#### Exercise:
From the entries below, reproduce exactly the lines from the one with "Recreate this image" through the one with "yscale = alt.Scale(domain=[0, BASE", both included, without images.

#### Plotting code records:
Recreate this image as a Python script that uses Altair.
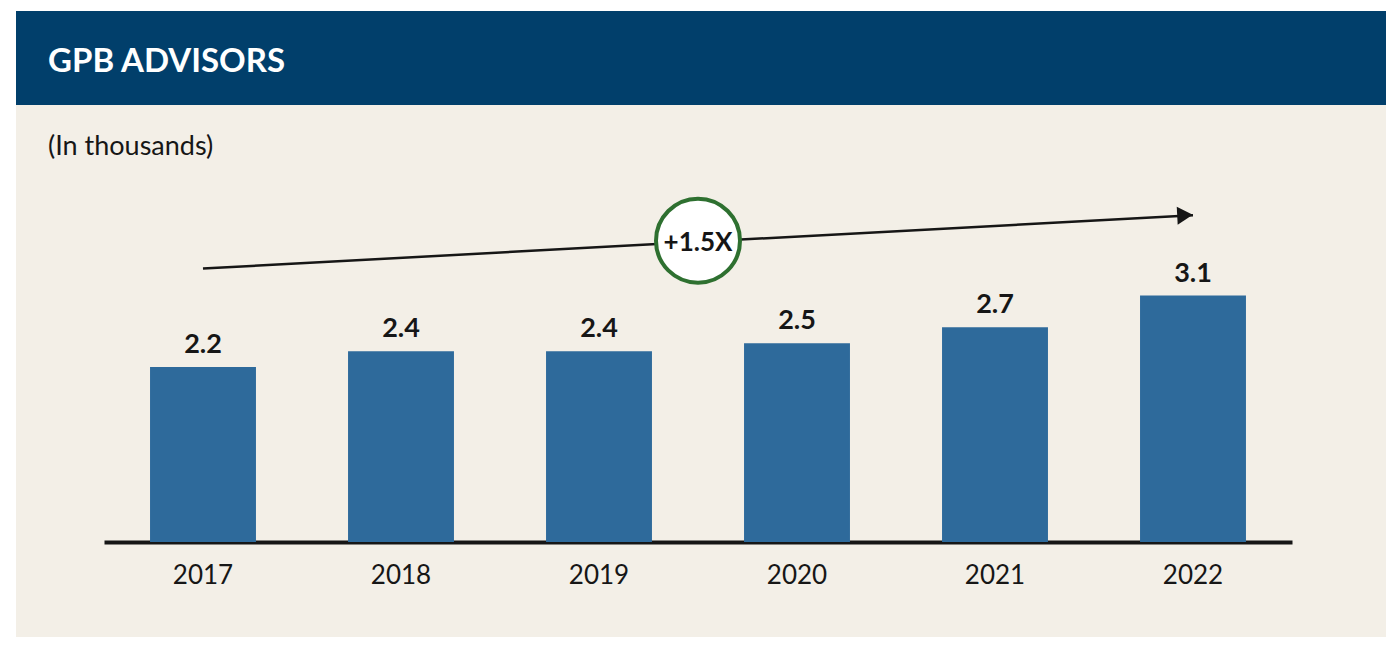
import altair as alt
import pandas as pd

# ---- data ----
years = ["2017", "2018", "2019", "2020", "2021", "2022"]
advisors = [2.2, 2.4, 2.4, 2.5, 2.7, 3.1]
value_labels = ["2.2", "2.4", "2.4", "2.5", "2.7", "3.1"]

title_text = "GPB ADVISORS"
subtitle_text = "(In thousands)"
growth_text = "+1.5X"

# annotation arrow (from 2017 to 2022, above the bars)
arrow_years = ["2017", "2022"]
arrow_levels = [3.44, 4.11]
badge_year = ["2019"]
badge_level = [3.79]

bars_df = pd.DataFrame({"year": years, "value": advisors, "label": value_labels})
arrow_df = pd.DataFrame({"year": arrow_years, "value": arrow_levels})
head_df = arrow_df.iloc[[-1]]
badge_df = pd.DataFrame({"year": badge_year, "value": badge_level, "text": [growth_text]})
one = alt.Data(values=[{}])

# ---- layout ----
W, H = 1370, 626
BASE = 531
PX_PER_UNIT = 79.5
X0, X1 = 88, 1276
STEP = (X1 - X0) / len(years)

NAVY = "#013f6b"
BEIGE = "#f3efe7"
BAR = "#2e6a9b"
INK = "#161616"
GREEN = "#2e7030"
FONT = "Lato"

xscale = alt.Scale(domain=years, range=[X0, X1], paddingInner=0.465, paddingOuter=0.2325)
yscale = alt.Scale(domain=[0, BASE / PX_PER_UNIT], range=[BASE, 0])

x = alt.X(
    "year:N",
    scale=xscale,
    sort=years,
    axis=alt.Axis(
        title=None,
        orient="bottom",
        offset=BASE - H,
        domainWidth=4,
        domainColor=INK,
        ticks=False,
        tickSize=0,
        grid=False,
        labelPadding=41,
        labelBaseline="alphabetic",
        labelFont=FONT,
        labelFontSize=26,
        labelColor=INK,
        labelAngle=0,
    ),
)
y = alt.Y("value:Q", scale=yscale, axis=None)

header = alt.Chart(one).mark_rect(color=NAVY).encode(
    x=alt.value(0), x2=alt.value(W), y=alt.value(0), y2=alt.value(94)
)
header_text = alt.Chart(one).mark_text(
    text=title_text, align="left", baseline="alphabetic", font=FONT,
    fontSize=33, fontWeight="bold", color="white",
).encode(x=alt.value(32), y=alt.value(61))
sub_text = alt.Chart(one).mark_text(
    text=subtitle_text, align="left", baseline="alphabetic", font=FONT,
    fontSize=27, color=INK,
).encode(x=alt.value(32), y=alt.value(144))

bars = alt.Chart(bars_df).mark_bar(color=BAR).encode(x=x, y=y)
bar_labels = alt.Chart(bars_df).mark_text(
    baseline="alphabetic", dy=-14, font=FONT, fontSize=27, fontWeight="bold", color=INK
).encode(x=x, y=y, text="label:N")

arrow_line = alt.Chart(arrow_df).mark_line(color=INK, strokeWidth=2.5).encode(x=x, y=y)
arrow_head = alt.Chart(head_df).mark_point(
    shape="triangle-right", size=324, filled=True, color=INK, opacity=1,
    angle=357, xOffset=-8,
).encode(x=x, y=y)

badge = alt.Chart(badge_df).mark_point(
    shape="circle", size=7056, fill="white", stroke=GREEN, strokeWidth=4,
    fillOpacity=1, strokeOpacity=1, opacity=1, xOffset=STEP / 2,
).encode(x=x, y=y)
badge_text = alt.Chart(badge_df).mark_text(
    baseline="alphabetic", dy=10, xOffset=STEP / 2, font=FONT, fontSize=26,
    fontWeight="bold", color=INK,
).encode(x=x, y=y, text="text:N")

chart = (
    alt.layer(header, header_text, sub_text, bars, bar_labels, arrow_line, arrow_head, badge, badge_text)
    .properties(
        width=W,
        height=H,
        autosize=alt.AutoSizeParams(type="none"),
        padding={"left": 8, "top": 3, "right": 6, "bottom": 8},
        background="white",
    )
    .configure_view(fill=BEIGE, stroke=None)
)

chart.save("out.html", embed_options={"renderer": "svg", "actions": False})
--
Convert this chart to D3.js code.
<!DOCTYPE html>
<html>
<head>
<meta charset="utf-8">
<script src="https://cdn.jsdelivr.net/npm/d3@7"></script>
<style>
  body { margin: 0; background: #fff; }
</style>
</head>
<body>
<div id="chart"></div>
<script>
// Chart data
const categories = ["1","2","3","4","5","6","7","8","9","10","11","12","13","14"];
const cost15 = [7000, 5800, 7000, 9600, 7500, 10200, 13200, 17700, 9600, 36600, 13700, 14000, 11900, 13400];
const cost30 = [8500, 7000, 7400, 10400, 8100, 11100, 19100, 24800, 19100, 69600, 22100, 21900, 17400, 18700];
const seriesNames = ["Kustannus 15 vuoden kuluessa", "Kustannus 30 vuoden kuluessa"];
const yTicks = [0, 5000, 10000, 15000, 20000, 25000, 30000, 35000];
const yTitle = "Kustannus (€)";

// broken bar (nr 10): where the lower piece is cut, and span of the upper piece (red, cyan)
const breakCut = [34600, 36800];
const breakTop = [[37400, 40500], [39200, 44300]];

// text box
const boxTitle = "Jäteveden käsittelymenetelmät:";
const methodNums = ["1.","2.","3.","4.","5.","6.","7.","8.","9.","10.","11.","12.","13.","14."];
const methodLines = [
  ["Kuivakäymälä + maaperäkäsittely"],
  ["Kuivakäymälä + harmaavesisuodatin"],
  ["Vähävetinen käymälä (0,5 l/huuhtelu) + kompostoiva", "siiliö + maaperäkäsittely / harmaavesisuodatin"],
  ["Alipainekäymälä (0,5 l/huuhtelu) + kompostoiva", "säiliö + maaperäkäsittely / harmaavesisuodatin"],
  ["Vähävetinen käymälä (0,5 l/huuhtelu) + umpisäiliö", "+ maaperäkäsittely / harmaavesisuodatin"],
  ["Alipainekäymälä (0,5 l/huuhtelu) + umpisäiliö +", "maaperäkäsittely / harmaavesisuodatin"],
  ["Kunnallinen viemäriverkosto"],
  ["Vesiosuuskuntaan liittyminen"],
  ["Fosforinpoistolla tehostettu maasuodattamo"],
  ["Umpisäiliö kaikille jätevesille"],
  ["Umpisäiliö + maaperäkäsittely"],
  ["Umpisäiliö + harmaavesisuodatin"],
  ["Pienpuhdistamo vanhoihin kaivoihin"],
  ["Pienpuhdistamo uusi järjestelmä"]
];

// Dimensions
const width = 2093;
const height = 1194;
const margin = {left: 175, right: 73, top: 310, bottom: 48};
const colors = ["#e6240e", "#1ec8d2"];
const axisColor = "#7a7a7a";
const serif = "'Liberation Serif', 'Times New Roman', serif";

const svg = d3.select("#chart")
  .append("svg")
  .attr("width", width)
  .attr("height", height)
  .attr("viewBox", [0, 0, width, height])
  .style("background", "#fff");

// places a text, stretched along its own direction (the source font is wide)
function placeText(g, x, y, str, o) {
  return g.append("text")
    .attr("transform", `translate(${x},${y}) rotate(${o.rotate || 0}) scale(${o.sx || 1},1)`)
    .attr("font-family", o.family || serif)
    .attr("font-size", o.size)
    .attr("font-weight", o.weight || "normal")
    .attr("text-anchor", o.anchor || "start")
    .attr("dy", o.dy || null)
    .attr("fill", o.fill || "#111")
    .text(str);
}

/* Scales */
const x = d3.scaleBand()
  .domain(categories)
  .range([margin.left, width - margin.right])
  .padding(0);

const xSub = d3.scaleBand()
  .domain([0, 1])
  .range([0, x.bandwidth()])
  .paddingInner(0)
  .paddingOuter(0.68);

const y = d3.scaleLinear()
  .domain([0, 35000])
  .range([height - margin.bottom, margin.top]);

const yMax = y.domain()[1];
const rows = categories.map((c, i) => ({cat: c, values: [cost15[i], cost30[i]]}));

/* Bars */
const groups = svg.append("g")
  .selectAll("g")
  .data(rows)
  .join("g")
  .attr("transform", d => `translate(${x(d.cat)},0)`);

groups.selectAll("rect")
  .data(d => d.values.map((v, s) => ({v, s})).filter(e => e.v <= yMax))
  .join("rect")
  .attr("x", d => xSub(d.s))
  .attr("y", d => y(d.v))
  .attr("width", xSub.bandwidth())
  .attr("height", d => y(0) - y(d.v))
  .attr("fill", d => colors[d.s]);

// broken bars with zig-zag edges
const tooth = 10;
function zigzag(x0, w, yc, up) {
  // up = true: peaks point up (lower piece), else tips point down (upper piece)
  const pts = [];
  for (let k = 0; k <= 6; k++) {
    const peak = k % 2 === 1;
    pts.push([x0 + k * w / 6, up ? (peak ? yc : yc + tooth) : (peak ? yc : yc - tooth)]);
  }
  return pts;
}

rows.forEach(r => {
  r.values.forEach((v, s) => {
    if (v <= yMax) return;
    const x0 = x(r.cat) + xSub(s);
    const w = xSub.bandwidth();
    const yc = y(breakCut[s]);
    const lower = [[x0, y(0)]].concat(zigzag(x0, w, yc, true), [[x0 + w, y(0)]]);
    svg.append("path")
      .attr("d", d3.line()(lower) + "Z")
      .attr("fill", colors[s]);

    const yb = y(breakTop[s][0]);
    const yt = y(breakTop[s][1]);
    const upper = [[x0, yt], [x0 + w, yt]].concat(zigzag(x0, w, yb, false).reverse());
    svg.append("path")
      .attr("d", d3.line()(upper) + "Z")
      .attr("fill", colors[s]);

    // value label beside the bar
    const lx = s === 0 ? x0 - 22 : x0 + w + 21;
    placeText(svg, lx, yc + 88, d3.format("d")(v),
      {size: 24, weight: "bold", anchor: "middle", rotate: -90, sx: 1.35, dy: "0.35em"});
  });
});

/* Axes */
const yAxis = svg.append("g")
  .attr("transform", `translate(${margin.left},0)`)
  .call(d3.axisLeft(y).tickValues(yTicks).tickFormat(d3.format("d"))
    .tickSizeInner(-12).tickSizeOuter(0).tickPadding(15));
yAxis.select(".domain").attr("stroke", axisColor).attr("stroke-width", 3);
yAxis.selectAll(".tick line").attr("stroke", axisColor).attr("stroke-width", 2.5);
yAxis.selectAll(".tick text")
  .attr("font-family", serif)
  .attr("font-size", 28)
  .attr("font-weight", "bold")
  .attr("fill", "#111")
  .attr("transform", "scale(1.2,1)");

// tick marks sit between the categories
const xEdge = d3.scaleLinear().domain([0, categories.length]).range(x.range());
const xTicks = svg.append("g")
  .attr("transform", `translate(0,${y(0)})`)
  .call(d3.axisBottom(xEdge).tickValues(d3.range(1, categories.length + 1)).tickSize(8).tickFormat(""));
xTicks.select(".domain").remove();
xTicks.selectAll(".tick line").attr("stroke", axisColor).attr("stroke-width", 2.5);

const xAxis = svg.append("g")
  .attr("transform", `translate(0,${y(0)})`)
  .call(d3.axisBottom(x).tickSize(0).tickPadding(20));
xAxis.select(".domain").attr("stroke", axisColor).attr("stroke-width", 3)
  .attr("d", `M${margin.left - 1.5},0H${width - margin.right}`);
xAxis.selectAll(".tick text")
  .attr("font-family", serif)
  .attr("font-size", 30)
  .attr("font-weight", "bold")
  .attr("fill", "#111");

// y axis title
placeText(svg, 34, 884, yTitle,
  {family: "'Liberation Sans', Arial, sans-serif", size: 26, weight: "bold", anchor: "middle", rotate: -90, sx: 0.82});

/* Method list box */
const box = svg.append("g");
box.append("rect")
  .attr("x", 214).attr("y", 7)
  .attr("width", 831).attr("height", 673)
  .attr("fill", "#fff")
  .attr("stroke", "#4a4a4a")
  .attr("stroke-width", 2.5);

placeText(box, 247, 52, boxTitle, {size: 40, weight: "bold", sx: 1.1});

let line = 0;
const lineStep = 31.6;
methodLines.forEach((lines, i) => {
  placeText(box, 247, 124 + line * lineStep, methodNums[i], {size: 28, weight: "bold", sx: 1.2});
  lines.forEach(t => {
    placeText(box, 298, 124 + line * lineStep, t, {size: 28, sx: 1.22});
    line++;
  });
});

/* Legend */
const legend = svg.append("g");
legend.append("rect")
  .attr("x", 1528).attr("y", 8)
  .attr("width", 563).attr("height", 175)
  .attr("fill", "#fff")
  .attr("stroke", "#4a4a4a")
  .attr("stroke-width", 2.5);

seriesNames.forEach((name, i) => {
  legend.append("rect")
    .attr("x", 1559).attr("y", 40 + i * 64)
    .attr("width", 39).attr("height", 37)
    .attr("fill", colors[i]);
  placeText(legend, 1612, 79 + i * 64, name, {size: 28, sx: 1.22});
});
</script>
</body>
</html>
---
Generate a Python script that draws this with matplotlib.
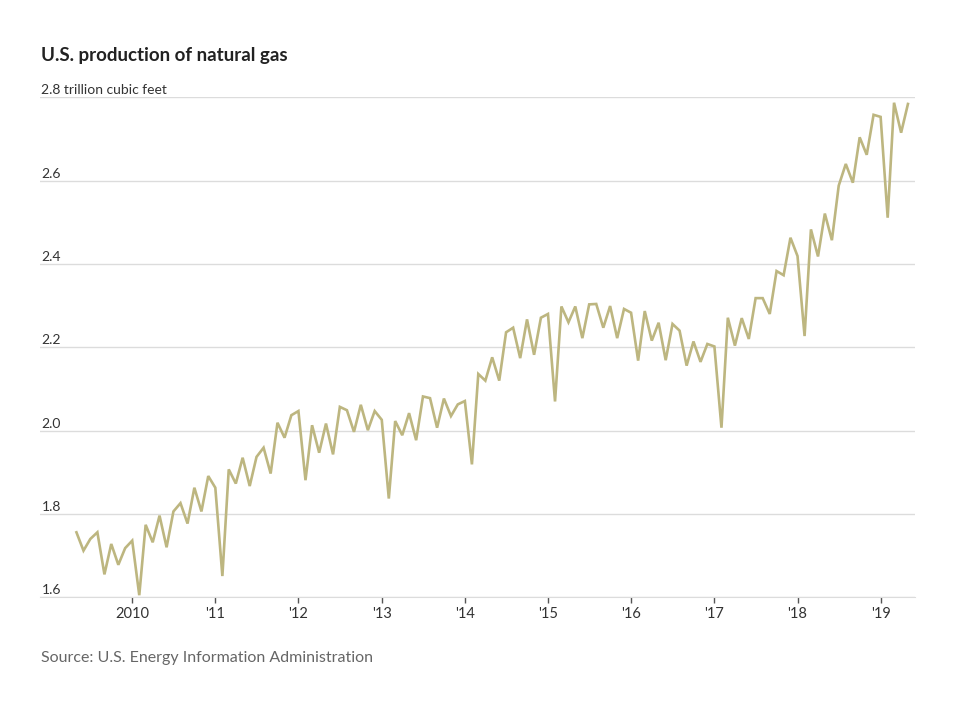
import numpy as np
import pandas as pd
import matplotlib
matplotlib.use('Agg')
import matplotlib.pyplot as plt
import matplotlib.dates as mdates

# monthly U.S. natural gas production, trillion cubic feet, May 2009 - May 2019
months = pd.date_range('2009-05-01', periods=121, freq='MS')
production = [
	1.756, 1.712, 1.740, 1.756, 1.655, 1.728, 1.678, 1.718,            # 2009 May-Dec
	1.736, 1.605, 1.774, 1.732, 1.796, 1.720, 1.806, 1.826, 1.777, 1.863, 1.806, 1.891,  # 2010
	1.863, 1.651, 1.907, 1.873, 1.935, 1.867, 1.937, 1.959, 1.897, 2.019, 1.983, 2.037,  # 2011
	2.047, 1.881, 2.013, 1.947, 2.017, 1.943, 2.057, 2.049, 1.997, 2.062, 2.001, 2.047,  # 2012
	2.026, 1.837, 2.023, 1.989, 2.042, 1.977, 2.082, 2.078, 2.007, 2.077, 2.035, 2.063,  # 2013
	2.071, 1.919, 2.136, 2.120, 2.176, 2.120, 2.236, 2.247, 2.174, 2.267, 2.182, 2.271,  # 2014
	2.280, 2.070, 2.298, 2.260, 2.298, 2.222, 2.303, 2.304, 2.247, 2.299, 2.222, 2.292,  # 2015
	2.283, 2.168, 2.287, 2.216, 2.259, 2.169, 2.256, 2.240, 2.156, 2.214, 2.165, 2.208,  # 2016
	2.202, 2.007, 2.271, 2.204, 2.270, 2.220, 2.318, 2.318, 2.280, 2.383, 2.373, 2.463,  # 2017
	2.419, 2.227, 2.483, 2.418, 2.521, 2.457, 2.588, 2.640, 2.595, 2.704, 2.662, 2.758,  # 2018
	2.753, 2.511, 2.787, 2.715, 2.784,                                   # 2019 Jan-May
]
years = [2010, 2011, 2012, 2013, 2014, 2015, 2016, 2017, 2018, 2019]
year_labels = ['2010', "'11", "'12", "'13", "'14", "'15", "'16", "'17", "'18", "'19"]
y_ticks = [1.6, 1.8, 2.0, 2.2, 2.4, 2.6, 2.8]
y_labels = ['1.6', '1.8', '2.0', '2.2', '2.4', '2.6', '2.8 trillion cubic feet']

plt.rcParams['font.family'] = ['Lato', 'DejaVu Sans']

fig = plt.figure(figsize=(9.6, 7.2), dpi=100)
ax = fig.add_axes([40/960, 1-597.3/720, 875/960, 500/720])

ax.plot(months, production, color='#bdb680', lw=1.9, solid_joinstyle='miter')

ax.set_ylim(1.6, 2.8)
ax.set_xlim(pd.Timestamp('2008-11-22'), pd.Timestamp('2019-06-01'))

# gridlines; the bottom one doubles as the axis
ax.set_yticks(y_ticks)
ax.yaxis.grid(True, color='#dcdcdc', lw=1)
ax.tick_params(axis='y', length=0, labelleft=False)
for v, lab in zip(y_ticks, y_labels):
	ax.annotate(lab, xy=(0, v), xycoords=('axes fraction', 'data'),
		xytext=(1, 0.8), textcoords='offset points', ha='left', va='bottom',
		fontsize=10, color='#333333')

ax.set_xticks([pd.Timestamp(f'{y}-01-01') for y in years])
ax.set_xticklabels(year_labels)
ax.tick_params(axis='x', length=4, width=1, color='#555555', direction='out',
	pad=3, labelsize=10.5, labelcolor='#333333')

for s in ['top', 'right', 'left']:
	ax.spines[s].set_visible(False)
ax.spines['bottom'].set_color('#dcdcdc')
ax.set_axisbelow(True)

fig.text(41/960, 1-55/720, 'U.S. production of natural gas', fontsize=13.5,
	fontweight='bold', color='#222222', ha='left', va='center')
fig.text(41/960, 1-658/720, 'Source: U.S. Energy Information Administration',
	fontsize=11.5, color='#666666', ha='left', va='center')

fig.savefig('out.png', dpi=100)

#### Response to this task:
Recreate this image as a Python script that uses Altair.
import altair as alt
import pandas as pd

# ---- data ----
years = ["2017", "2018", "2019", "2020", "2021", "2022"]
advisors = [2.2, 2.4, 2.4, 2.5, 2.7, 3.1]
value_labels = ["2.2", "2.4", "2.4", "2.5", "2.7", "3.1"]

title_text = "GPB ADVISORS"
subtitle_text = "(In thousands)"
growth_text = "+1.5X"

# annotation arrow (from 2017 to 2022, above the bars)
arrow_years = ["2017", "2022"]
arrow_levels = [3.44, 4.11]
badge_year = ["2019"]
badge_level = [3.79]

bars_df = pd.DataFrame({"year": years, "value": advisors, "label": value_labels})
arrow_df = pd.DataFrame({"year": arrow_years, "value": arrow_levels})
head_df = arrow_df.iloc[[-1]]
badge_df = pd.DataFrame({"year": badge_year, "value": badge_level, "text": [growth_text]})
one = alt.Data(values=[{}])

# ---- layout ----
W, H = 1370, 626
BASE = 531
PX_PER_UNIT = 79.5
X0, X1 = 88, 1276
STEP = (X1 - X0) / len(years)

NAVY = "#013f6b"
BEIGE = "#f3efe7"
BAR = "#2e6a9b"
INK = "#161616"
GREEN = "#2e7030"
FONT = "Lato"

xscale = alt.Scale(domain=years, range=[X0, X1], paddingInner=0.465, paddingOuter=0.2325)
yscale = alt.Scale(domain=[0, BASE / PX_PER_UNIT], range=[BASE, 0])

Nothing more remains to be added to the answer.